In our study we choose the phase damping and the amplitude damping channels as noise models. The former is given by the Lindblad operator \(L=\sigma _z\), the latter is given by the operator \(L=\sigma _- = |0\rangle \langle 1|\). In order to objectively compare the control methods, we study two setups: with equal number of steps of the algorithm and with equal computation time. The number of steps and length of these intervals are shown in Table 1 and Table 2.

Figure 3 shows the results for the phase damping channel. In the case of the NOT target gate, shown in Fig. 3a, b, we obtain the best results performing optimization with the approximate gradient method. In this setup the control is performed on the ancillary qubit, which leads to a smoother evolution of the target qubit, as the interaction between the two-qubits smooths impact of the control fields. Another feature of the result is the fact that the fidelity of the optimized operation decreases significantly when \(\gamma \approx J\).

In the case of the SWAP target gate, shown in Fig. 3c, d, we get similar results.
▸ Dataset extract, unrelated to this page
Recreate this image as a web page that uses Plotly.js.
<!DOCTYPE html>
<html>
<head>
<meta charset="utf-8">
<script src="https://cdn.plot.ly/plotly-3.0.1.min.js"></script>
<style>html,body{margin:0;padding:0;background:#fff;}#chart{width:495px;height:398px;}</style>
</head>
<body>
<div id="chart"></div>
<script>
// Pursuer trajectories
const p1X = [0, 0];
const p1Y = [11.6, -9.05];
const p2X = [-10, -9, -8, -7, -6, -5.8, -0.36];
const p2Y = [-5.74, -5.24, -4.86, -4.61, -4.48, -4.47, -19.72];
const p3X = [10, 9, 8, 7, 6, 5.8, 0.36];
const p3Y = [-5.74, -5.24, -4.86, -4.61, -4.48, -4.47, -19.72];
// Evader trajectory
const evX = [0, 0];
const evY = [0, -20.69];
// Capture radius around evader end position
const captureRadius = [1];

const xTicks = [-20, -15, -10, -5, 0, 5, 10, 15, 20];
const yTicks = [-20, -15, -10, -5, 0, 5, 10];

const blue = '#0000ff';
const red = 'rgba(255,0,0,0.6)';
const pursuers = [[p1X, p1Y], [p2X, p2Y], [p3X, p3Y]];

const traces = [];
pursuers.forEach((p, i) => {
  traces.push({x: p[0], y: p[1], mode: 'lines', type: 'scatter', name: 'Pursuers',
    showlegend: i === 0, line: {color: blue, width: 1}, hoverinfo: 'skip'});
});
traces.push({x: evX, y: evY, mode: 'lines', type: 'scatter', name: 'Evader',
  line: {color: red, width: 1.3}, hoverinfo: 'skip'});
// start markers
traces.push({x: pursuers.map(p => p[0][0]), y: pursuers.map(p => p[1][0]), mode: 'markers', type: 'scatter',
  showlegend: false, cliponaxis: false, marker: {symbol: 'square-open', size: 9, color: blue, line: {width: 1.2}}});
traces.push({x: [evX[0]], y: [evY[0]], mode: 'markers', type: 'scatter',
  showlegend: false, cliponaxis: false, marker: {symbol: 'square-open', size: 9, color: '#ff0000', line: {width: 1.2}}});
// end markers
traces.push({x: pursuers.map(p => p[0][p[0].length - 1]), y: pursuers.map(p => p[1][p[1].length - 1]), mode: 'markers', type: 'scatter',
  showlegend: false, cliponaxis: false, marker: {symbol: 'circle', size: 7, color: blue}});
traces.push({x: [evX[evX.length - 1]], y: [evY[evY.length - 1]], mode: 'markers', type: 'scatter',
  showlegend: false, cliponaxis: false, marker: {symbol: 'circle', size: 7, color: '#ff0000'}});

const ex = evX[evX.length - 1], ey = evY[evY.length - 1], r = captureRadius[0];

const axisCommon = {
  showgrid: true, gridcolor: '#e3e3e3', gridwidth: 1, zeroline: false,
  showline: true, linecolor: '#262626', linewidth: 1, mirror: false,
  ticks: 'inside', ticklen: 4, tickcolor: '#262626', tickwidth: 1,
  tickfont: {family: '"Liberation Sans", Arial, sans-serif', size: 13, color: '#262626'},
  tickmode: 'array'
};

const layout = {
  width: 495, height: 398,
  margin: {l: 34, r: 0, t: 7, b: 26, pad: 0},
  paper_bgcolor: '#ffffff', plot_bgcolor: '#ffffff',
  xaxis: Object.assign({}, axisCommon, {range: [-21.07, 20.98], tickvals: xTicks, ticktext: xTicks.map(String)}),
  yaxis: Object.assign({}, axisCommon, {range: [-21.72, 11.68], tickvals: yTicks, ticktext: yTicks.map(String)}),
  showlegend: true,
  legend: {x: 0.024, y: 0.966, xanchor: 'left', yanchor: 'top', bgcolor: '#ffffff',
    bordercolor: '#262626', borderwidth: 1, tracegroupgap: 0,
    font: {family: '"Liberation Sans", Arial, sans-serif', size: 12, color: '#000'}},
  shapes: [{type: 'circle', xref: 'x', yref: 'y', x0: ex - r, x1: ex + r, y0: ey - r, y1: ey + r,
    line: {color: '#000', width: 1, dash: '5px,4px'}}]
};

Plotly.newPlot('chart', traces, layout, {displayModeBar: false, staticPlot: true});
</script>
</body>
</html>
This is consistent with the results for the two qubit systems. In this case the genetic optimization and approximate evolution perform poorer compared to the approximate gradient method.

Next, in Fig. 4 we show the results for the amplitude damping channel. These results are similar to the phase damping case. Again there is a drop in the fidelity of the operations when \(\gamma \approx J\).

Finally, we focus on comparing the algorithms when the computation times are on the same order of magnitude. To achieve this, we added more control pulses in the gradient-based methods. In the case of both gradient-based methods, we used 128 pulses for the two-qubit scenario and 512 for the three-qubit scenario. The computation times are summarized in Table 3. Results are presented in Figs 5 and 6. The obtained results show that using the method based on approximate gradient of the fitness function, we get control pulses providing the most accurate evolution.

Table 3 Average computation times in seconds for different simulation setups
Fig. 5
figure 5

Simulation results for the phase damping channel with equal computation time, a 2-qubit system, target NOT gate, b 3-qubit system, target \({\mathbbm {1}} \otimes NOT\) gate, c 3-qubit, target SWAP gate, d 3-qubit, target SWAP gate between first and last qubit

Fig. 6
figure 6

Simulation results for the amplitude damping channel with equal computation time, a 2-qubit system, target NOT gate, b 3-qubit system, target \({\mathbbm {1}} \otimes NOT\) gate, c 3-qubit, target SWAP gate, d 3-qubit, target SWAP gate between first and last qubit

5 Conclusions

We studied various methods of obtaining piecewise constant control pulses that implement an unitary evolution on a system governed by Kossakowski–Lindblad equation in the restrictive singular coupling limit. The studied methods included genetic optimization and the L-BFGS-B algorithm with the use of fidelity gradient based on an approximate evolution of the quantum system and an approximate gradient method for the exact evolution case.

Our results show that, by adding an ancilla, it is possible to implement a unitary evolution on a system under the Markovian approximation. What we have found is that it is sufficient to apply the control pulses to the ancillary qubits. This is caused by the fact that the interaction between the two qubits smooths impact of the control fields. This is limited to the case when the environment is slower than the frequency of oscillation of the qubits. In other words we require that \(\gamma <J\).

The comparison of the numerical optimization methods used for control design led to the conclusion that using approximate gradient-based approach one gets the best results in terms of fidelity of the target unitary and the operator resulting from obtained control pulses.